SET EXERCISE →
Restate each line word for word. Leave out every picture.

INFORMATION PROVIDED →
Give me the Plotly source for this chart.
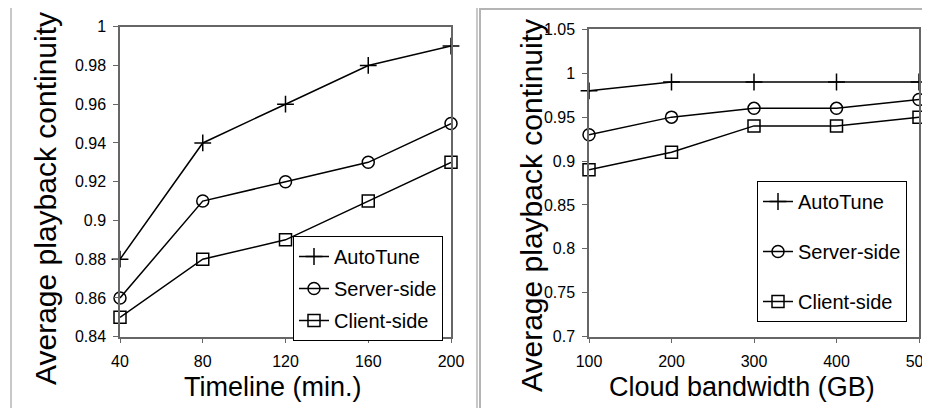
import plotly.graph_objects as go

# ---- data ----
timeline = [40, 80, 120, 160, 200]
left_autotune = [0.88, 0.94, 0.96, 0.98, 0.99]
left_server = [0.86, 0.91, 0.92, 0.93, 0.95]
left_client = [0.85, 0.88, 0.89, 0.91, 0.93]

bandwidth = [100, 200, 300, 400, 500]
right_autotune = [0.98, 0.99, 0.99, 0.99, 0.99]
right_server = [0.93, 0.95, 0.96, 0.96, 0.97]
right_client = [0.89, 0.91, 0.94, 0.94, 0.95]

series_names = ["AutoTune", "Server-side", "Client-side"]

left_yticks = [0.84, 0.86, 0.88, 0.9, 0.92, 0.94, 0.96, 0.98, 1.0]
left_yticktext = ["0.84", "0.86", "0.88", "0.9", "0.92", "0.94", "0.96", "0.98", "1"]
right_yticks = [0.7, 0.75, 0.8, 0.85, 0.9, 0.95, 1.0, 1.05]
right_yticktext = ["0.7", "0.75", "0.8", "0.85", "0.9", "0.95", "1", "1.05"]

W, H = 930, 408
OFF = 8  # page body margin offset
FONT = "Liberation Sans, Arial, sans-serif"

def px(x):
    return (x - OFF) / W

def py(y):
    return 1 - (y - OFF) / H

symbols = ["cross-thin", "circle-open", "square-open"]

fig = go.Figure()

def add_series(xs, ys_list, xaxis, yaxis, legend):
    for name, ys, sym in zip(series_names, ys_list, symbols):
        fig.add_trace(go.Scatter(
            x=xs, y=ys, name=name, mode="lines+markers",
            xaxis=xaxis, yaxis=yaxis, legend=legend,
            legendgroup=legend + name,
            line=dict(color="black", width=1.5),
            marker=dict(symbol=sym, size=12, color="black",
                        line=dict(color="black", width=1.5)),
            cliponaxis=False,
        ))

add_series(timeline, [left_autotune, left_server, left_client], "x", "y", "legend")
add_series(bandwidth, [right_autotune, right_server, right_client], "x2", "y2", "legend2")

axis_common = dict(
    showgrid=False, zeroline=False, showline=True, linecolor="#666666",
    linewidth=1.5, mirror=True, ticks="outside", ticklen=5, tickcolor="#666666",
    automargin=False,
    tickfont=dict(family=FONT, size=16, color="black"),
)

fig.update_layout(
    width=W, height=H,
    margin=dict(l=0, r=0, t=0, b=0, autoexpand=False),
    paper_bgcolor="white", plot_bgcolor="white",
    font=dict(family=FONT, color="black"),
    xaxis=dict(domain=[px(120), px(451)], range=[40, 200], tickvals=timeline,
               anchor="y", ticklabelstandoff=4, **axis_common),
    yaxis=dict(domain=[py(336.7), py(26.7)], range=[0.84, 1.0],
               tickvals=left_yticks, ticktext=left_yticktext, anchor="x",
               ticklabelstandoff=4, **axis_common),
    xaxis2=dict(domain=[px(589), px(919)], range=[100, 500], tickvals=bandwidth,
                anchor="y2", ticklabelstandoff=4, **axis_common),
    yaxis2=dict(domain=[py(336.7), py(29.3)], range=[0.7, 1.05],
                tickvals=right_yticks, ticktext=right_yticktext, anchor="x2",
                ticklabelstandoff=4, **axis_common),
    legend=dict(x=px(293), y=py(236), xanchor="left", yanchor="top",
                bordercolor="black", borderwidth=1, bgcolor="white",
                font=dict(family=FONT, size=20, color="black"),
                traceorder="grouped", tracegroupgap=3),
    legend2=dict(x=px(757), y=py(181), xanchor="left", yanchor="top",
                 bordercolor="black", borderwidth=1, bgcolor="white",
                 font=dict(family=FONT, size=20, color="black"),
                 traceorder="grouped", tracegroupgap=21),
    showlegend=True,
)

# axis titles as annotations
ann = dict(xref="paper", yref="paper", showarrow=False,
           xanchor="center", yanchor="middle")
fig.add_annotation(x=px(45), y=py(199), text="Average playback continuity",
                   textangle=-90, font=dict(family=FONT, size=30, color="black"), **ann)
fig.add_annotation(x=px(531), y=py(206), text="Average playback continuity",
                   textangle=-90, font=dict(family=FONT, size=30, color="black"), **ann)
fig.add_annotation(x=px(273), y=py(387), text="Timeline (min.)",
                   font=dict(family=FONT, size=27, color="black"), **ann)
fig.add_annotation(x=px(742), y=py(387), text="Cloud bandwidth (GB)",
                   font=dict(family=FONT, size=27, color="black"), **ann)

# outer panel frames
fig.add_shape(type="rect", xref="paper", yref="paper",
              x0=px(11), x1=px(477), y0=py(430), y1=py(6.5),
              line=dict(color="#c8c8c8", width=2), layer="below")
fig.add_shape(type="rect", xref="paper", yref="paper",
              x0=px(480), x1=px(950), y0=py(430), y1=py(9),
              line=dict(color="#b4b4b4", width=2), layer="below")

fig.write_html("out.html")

RESPONSE TO THIS TASK →
Give me the Plotly source for this chart.
import plotly.graph_objects as go

# ---- data ----
timeline = [40, 80, 120, 160, 200]
left_autotune = [0.88, 0.94, 0.96, 0.98, 0.99]
left_server = [0.86, 0.91, 0.92, 0.93, 0.95]
left_client = [0.85, 0.88, 0.89, 0.91, 0.93]

bandwidth = [100, 200, 300, 400, 500]
right_autotune = [0.98, 0.99, 0.99, 0.99, 0.99]
right_server = [0.93, 0.95, 0.96, 0.96, 0.97]
right_client = [0.89, 0.91, 0.94, 0.94, 0.95]

series_names = ["AutoTune", "Server-side", "Client-side"]

left_yticks = [0.84, 0.86, 0.88, 0.9, 0.92, 0.94, 0.96, 0.98, 1.0]
left_yticktext = ["0.84", "0.86", "0.88", "0.9", "0.92", "0.94", "0.96", "0.98", "1"]
right_yticks = [0.7, 0.75, 0.8, 0.85, 0.9, 0.95, 1.0, 1.05]
right_yticktext = ["0.7", "0.75", "0.8", "0.85", "0.9", "0.95", "1", "1.05"]

W, H = 930, 408
OFF = 8  # page body margin offset
FONT = "Liberation Sans, Arial, sans-serif"

def px(x):
    return (x - OFF) / W

def py(y):
    return 1 - (y - OFF) / H

symbols = ["cross-thin", "circle-open", "square-open"]

fig = go.Figure()

def add_series(xs, ys_list, xaxis, yaxis, legend):
    for name, ys, sym in zip(series_names, ys_list, symbols):
        fig.add_trace(go.Scatter(
            x=xs, y=ys, name=name, mode="lines+markers",
            xaxis=xaxis, yaxis=yaxis, legend=legend,
            legendgroup=legend + name,
            line=dict(color="black", width=1.5),
            marker=dict(symbol=sym, size=12, color="black",
                        line=dict(color="black", width=1.5)),
            cliponaxis=False,
        ))

add_series(timeline, [left_autotune, left_server, left_client], "x", "y", "legend")
add_series(bandwidth, [right_autotune, right_server, right_client], "x2", "y2", "legend2")

axis_common = dict(
    showgrid=False, zeroline=False, showline=True, linecolor="#666666",
    linewidth=1.5, mirror=True, ticks="outside", ticklen=5, tickcolor="#666666",
    automargin=False,
    tickfont=dict(family=FONT, size=16, color="black"),
)

fig.update_layout(
    width=W, height=H,
    margin=dict(l=0, r=0, t=0, b=0, autoexpand=False),
    paper_bgcolor="white", plot_bgcolor="white",
    font=dict(family=FONT, color="black"),
    xaxis=dict(domain=[px(120), px(451)], range=[40, 200], tickvals=timeline,
               anchor="y", ticklabelstandoff=4, **axis_common),
    yaxis=dict(domain=[py(336.7), py(26.7)], range=[0.84, 1.0],
               tickvals=left_yticks, ticktext=left_yticktext, anchor="x",
               ticklabelstandoff=4, **axis_common),
    xaxis2=dict(domain=[px(589), px(919)], range=[100, 500], tickvals=bandwidth,
                anchor="y2", ticklabelstandoff=4, **axis_common),
    yaxis2=dict(domain=[py(336.7), py(29.3)], range=[0.7, 1.05],
                tickvals=right_yticks, ticktext=right_yticktext, anchor="x2",
                ticklabelstandoff=4, **axis_common),
    legend=dict(x=px(293), y=py(236), xanchor="left", yanchor="top",
                bordercolor="black", borderwidth=1, bgcolor="white",
                font=dict(family=FONT, size=20, color="black"),
                traceorder="grouped", tracegroupgap=3),
    legend2=dict(x=px(757), y=py(181), xanchor="left", yanchor="top",
                 bordercolor="black", borderwidth=1, bgcolor="white",
                 font=dict(family=FONT, size=20, color="black"),
                 traceorder="grouped", tracegroupgap=21),
    showlegend=True,
)

# axis titles as annotations
ann = dict(xref="paper", yref="paper", showarrow=False,
           xanchor="center", yanchor="middle")
fig.add_annotation(x=px(45), y=py(199), text="Average playback continuity",
                   textangle=-90, font=dict(family=FONT, size=30, color="black"), **ann)
fig.add_annotation(x=px(531), y=py(206), text="Average playback continuity",
                   textangle=-90, font=dict(family=FONT, size=30, color="black"), **ann)
fig.add_annotation(x=px(273), y=py(387), text="Timeline (min.)",
                   font=dict(family=FONT, size=27, color="black"), **ann)
fig.add_annotation(x=px(742), y=py(387), text="Cloud bandwidth (GB)",
                   font=dict(family=FONT, size=27, color="black"), **ann)

# outer panel frames
fig.add_shape(type="rect", xref="paper", yref="paper",
              x0=px(11), x1=px(477), y0=py(430), y1=py(6.5),
              line=dict(color="#c8c8c8", width=2), layer="below")
fig.add_shape(type="rect", xref="paper", yref="paper",
              x0=px(480), x1=px(950), y0=py(430), y1=py(9),
              line=dict(color="#b4b4b4", width=2), layer="below")

fig.write_html("out.html")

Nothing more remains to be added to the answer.